■ **What you should do**
Pictures excluded, return the lines below from the first through the line holding "Chart.register(...registerables);".

■ **Available data**
********************
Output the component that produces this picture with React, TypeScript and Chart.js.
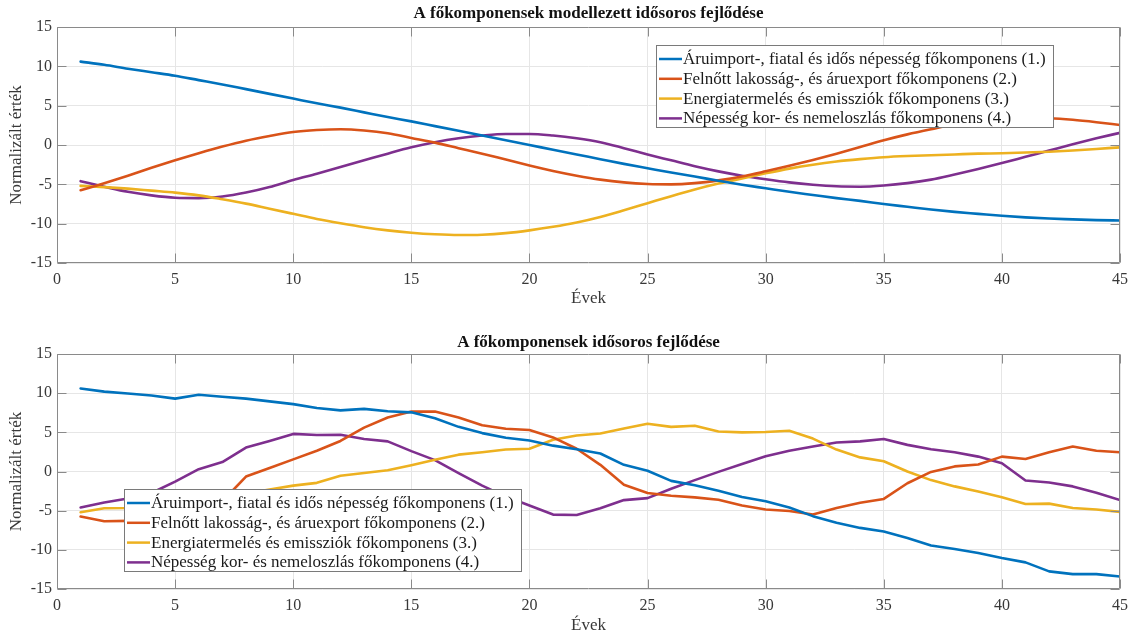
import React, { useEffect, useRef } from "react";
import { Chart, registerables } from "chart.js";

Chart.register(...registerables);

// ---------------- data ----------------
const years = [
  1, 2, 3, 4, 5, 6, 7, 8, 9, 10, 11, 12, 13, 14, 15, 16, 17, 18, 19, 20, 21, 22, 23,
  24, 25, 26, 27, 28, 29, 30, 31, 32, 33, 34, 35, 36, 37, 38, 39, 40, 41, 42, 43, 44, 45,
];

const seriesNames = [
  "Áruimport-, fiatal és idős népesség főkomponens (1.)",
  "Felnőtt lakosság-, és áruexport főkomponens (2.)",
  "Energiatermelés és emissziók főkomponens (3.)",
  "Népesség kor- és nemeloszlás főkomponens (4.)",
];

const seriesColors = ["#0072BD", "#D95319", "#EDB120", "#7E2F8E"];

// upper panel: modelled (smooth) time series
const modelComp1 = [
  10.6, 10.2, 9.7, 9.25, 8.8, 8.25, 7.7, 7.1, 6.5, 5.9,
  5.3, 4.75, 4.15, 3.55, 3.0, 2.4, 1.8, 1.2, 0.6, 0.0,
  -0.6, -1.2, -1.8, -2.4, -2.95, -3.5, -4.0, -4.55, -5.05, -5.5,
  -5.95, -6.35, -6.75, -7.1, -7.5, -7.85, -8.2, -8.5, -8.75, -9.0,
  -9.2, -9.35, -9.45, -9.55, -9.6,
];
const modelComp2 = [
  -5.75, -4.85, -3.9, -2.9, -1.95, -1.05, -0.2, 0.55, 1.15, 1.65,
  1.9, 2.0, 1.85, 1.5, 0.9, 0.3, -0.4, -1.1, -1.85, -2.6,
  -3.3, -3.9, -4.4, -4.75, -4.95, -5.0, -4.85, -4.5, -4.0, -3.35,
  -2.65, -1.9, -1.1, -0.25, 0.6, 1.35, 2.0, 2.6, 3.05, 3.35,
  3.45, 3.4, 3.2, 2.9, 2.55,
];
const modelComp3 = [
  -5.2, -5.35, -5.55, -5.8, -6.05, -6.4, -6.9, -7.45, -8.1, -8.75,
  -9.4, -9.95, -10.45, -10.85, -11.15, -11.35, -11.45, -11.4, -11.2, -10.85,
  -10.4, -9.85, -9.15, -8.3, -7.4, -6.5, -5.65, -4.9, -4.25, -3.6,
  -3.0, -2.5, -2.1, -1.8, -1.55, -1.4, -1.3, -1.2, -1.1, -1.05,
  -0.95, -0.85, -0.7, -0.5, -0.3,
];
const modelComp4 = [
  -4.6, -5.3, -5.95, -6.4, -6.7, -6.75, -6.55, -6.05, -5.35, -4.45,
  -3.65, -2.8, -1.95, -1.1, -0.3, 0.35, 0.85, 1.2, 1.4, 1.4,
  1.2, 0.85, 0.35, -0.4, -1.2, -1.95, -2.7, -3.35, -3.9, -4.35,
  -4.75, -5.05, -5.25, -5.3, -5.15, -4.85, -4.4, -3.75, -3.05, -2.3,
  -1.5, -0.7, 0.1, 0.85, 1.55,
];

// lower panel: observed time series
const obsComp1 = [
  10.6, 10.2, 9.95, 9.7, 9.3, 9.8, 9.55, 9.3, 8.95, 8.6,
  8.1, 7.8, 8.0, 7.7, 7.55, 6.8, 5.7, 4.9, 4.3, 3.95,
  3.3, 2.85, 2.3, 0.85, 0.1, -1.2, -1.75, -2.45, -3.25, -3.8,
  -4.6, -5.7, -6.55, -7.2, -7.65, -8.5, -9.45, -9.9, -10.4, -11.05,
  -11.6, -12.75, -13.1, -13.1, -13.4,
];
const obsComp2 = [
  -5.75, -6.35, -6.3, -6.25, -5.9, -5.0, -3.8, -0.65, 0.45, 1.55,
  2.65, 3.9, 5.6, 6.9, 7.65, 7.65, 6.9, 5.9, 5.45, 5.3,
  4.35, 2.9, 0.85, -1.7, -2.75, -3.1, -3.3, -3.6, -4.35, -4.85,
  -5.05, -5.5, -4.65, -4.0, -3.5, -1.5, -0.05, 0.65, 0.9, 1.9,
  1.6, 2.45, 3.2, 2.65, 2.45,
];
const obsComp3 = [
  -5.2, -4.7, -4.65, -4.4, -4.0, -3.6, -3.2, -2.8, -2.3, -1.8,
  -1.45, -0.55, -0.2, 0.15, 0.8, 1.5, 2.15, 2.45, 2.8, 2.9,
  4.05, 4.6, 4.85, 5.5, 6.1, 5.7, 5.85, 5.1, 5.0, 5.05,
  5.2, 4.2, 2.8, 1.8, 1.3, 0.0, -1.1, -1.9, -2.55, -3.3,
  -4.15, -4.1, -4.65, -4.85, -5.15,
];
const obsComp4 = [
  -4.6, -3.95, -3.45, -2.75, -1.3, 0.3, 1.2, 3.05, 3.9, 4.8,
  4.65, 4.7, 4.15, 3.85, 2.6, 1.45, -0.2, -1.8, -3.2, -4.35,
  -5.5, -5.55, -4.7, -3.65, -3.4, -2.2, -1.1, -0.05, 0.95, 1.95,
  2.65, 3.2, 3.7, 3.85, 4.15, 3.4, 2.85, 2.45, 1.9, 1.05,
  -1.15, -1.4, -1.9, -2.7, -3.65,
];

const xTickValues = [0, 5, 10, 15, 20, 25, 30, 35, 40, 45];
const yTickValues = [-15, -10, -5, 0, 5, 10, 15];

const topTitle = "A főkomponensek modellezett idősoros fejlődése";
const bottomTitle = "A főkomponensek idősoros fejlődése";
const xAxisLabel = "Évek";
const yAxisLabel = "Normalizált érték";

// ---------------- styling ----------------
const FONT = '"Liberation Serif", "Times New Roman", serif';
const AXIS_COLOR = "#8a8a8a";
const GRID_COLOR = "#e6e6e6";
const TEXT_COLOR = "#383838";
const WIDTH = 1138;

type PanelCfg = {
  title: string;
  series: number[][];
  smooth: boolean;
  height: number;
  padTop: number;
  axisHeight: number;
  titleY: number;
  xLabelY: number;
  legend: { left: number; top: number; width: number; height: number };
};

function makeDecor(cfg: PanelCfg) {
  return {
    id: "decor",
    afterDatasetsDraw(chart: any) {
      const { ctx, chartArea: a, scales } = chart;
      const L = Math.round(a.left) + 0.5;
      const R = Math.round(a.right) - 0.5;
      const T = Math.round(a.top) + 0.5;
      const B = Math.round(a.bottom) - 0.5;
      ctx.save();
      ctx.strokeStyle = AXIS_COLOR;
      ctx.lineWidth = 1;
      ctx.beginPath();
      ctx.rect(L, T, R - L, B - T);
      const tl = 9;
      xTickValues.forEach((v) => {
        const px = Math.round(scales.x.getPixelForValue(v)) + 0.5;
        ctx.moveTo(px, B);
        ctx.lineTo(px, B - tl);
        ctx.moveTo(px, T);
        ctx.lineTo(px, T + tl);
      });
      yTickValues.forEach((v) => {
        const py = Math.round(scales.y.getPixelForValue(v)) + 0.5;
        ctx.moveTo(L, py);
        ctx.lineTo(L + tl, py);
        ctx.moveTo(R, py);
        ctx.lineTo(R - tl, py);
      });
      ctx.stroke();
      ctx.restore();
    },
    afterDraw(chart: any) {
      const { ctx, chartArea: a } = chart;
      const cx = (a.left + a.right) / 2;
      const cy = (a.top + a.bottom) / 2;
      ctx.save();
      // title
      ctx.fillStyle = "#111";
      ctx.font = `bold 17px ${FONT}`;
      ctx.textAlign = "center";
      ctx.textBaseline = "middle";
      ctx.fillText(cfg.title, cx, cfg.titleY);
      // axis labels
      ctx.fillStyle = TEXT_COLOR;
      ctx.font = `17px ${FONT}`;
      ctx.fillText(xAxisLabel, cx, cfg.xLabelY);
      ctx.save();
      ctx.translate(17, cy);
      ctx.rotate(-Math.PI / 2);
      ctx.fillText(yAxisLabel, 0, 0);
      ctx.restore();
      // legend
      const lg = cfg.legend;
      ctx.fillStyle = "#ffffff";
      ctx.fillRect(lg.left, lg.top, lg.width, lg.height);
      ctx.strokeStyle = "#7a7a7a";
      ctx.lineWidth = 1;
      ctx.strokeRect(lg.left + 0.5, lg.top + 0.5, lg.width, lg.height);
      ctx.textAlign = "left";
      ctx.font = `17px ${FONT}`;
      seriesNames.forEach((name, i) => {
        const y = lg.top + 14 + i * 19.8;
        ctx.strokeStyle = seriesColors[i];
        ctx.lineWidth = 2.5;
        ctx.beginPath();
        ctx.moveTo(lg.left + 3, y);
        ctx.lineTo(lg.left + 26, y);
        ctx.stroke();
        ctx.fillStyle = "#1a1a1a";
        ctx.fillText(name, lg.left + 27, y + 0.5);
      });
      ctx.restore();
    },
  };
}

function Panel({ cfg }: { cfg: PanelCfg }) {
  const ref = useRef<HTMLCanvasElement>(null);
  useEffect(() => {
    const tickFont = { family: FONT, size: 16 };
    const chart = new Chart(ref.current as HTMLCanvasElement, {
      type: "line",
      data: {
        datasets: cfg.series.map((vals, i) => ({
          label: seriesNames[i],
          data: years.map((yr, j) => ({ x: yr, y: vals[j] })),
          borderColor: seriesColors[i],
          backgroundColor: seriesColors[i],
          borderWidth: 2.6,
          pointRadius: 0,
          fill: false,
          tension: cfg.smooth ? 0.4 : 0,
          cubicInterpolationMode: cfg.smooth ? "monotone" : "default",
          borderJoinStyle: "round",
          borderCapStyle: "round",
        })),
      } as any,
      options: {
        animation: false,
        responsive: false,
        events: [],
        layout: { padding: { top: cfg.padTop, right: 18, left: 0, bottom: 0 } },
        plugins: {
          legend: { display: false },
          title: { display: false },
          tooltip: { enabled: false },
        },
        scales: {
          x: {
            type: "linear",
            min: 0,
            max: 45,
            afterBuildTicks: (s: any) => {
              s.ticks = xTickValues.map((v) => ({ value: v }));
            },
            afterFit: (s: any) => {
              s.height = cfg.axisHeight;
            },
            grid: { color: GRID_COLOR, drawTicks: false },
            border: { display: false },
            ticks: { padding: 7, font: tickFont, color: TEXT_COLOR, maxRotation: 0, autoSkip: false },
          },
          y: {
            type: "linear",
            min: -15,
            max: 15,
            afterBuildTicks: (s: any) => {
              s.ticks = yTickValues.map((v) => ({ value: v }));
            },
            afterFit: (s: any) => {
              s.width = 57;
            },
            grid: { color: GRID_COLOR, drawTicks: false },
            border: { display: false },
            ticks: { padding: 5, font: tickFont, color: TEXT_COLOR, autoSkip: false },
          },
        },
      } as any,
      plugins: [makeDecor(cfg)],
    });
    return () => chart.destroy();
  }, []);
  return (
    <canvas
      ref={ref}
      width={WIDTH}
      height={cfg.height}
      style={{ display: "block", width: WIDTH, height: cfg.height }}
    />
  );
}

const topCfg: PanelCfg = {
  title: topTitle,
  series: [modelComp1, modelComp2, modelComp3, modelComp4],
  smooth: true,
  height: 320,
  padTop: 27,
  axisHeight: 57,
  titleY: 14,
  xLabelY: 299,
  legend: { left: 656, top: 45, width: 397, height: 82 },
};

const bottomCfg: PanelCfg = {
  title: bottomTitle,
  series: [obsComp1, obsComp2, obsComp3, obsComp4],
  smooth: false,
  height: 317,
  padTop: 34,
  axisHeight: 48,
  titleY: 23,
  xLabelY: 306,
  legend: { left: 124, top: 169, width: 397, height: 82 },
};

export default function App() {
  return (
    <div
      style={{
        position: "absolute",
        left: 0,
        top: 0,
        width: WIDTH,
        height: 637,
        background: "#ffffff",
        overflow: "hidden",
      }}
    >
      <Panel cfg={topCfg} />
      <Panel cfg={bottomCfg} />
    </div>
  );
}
********************
■ **Completed task**
Output the component that produces this picture with React, TypeScript and Chart.js.
import React, { useEffect, useRef } from "react";
import { Chart, registerables } from "chart.js";

Chart.register(...registerables);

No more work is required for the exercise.